EU Trilog Beschluss zur E-Zigarette
Der EU Trilog Beschluss zur E-Zigarette
Die EU – und damit sind ausnahmsweise alle ihre legitimen Organe gemeint, nicht nur die Lobbyisten-gesteuerte Kommission – hat sich im Dezember 2013 auf eine gemeinsame Position hinsichtlich der Überarbeitung der Tabakprodukterichtlinie geeinigt. Im Zuge dessen haben Europaparlament, Rat und EU-Kommission auch eine Regelung zur elektronischen Zigarette vorgelegt, die ist aus demokratischer Sicht im wahrsten Sinne des Wortes unglaublich ist.Besonderes Augenmerk wurde bei der TPD2 auf den Artikel 18 gelegt, der nikotinhaltige Erzeugnisse und mithin elektronische Zigaretten betrifft.

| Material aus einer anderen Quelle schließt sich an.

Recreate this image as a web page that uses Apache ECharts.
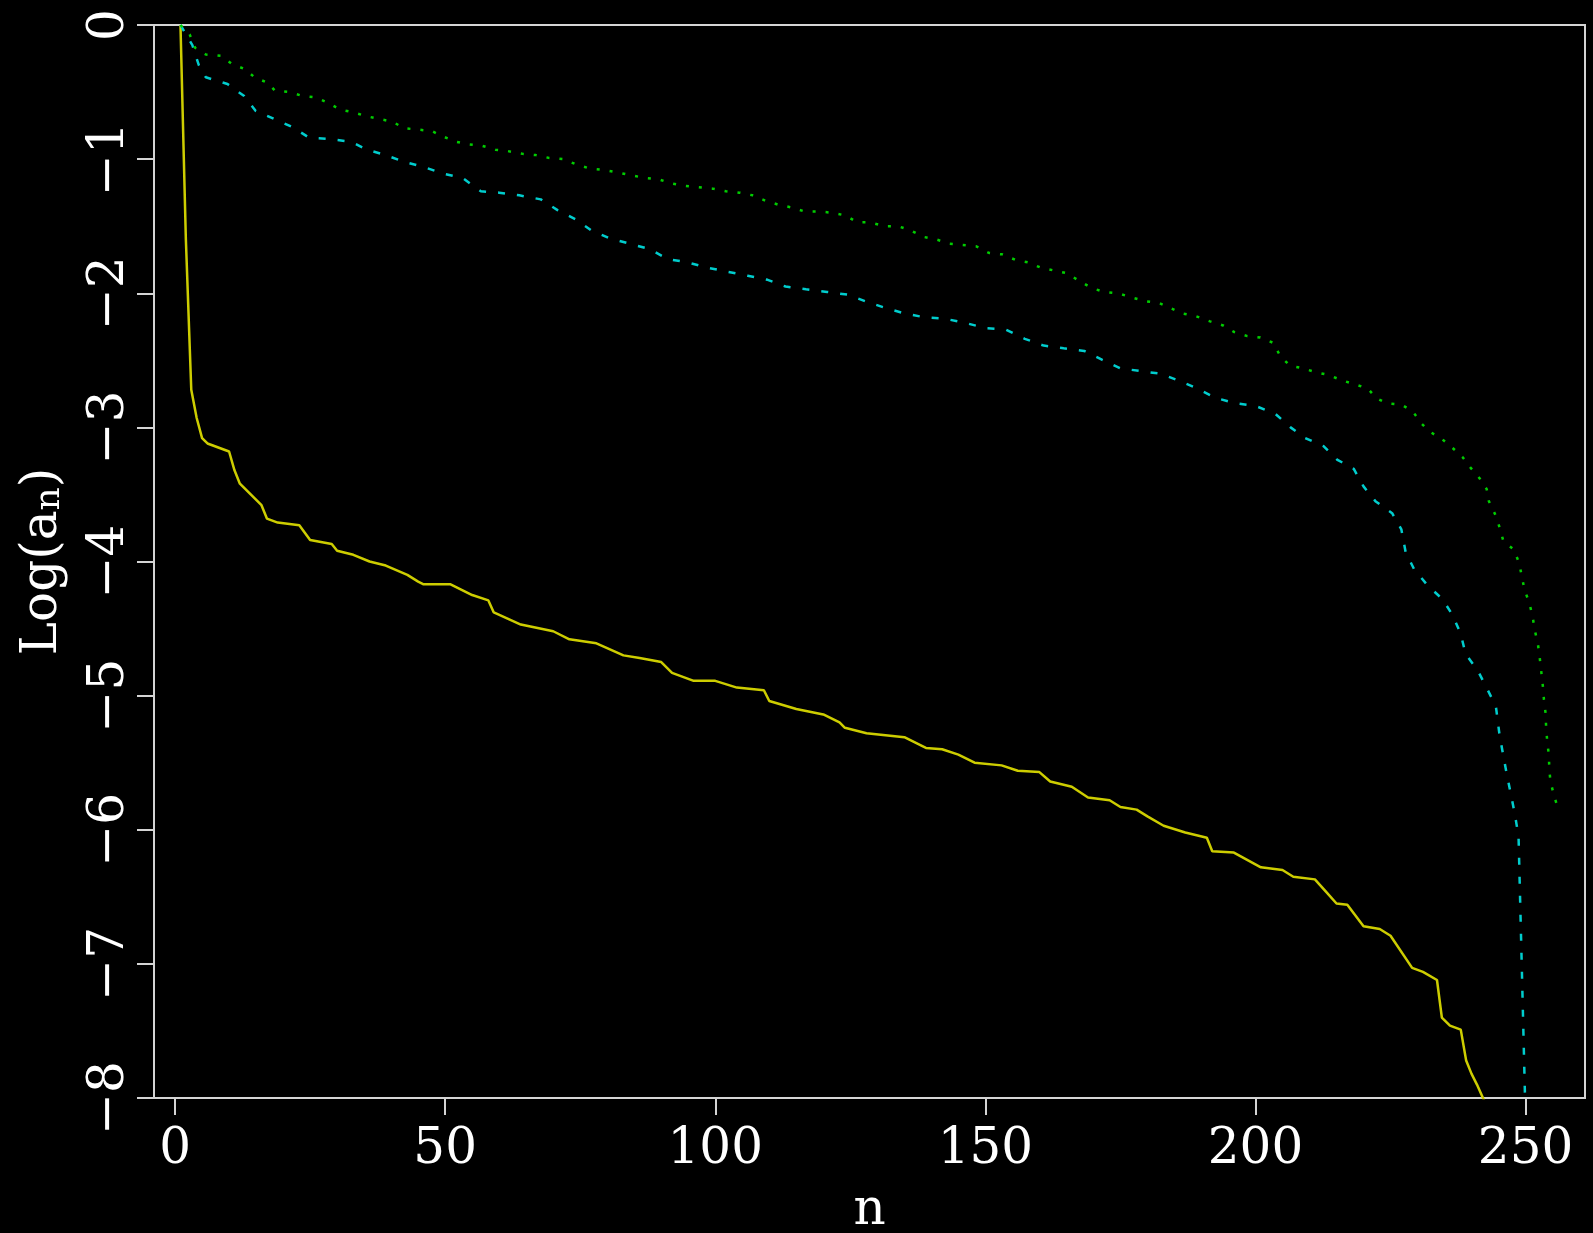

Nun war schon zu Beginn der Verhandlungen bekannt, dass hier sehr konträre Positionen aufeinander treffen würden. Diese Tatsache reicht aber bei weitem nicht aus, um die unnötig komplizierte und nach gesundem Menschenverstand wie juristischer Logik völlig verwirrende neue Regelung zu erklären, die nun entstanden ist. Anders ausgedrückt: Hier handelt es sich um mehr als nur um einen faulen Kompromiss. Denn im Ergebnis sollen die allem wissenschaftlichen Ermessen nach weniger gesundheitsgefährdenden eZigaretten zukünftig strenger reguliert sein als herkömmliche Tabakzigaretten (die weiterhin 24 Stunden lang überall erhältlich sind).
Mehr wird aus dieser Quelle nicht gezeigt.